Op 28 april 2017 heeft belanghebbende aangifte IB 2015 gedaan (hierna: de aangifte). Belanghebbende heeft in de aangifte aangegeven dat hij voldoet aan de voorwaarden om aangemerkt te worden als kwalificerende buitenlandse belastingplichtige, zoals bedoeld in artikel 7.8, lid 6, Wet IB 2001. Belanghebbende heeft aangifte gedaan naar een belastbaar inkomen uit werk en woning van € 47.827 en een belastbaar inkomen uit sparen en beleggen van nihil. Het belastbaar inkomen is als volgt berekend:

Omschrijving

Bedrag in €

Loon uitgekeerd door [B.V.]

64.066

Loon uit het buitenland

6.000

Sparen en beleggen

700

Elders belast

- 6.7001

Eigenwoningforfait

3.217

Hypotheekrente

- 19.456

Belastbaar inkomen uit werk en woning

47.827

Belastbaar inkomen uit sparen en beleggen

0

2.12.

Belanghebbende heeft de hypotheekrenteaftrek van € 19.456 op pro rata-basis berekend. De hypotheekrente heeft betrekking op de in Italië gelegen eigen woning (zie onder 2.1).

2.13.

De inspecteur heeft op 24 augustus 2018 de aanslag IB 2015 aan belanghebbende opgelegd naar een belastbaar inkomen uit werk en woning van € 64.066 en een belastbaar inkomen uit sparen en beleggen van nihil. Bij het opleggen van de aanslag IB 2015 is de inspecteur ervan uitgegaan dat belanghebbende niet voldoet aan de voorwaarden om aangemerkt te worden als kwalificerende buitenlandse belastingplichtige. De inspecteur heeft aftrek van negatieve inkomsten uit eigen woning geweigerd. Abusievelijk is bij de aanslagoplegging het inkomstenbelastingdeel van de algemene heffingskorting toegekend. De gelijktijdig gegeven beschikking belastingrente bedraagt € 6.

2.14.

De echtgenote van belanghebbende heeft in 2015 zowel inkomsten uit Nederland als uit Italië genoten. De hoogte van het door haar genoten inkomen is in deze procedure niet vast komen te staan. De echtgenote heeft in Nederland geen aangifte IB 2015 gedaan.

2.15.

[B.V.] is in het jaar 2015 in Nederland in de VPB-heffing betrokken.

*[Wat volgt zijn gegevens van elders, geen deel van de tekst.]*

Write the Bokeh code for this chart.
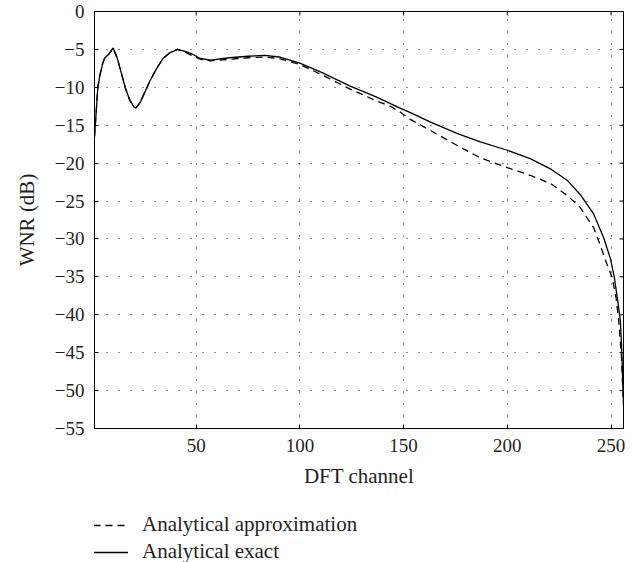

3 Geschil en conclusies van partijen

3.1.

Het geschil betreft het antwoord op de volgende vragen:

1. Is Nederland bevoegd om IB te heffen over (een gedeelte van) het door belanghebbende van [B.V.] ontvangen inkomen van € 64.066?

2. Kan belanghebbende in Nederland aanspraak maken op hypotheekrenteaftrek?

3. Is het in strijd met de algemene beginselen van behoorlijke wetgeving en/of artikel 1 Eerste Protocol (hierna: EP) van het Europees Verdrag tot bescherming van de rechten van de mens en de fundamentele vrijheden (hierna: EVRM) dat de wetgever geen overgangsrecht heeft geïntroduceerd bij de afschaffing van artikel 2.5 Wet IB 2001 en de invoering van artikel 7.8 Wet IB 2001?

3.2.

Belanghebbende concludeert tot vermindering van de aanslag IB 2015 en beschikking belastingrente. De inspecteur concludeert tot bevestiging van de uitspraak van de rechtbank.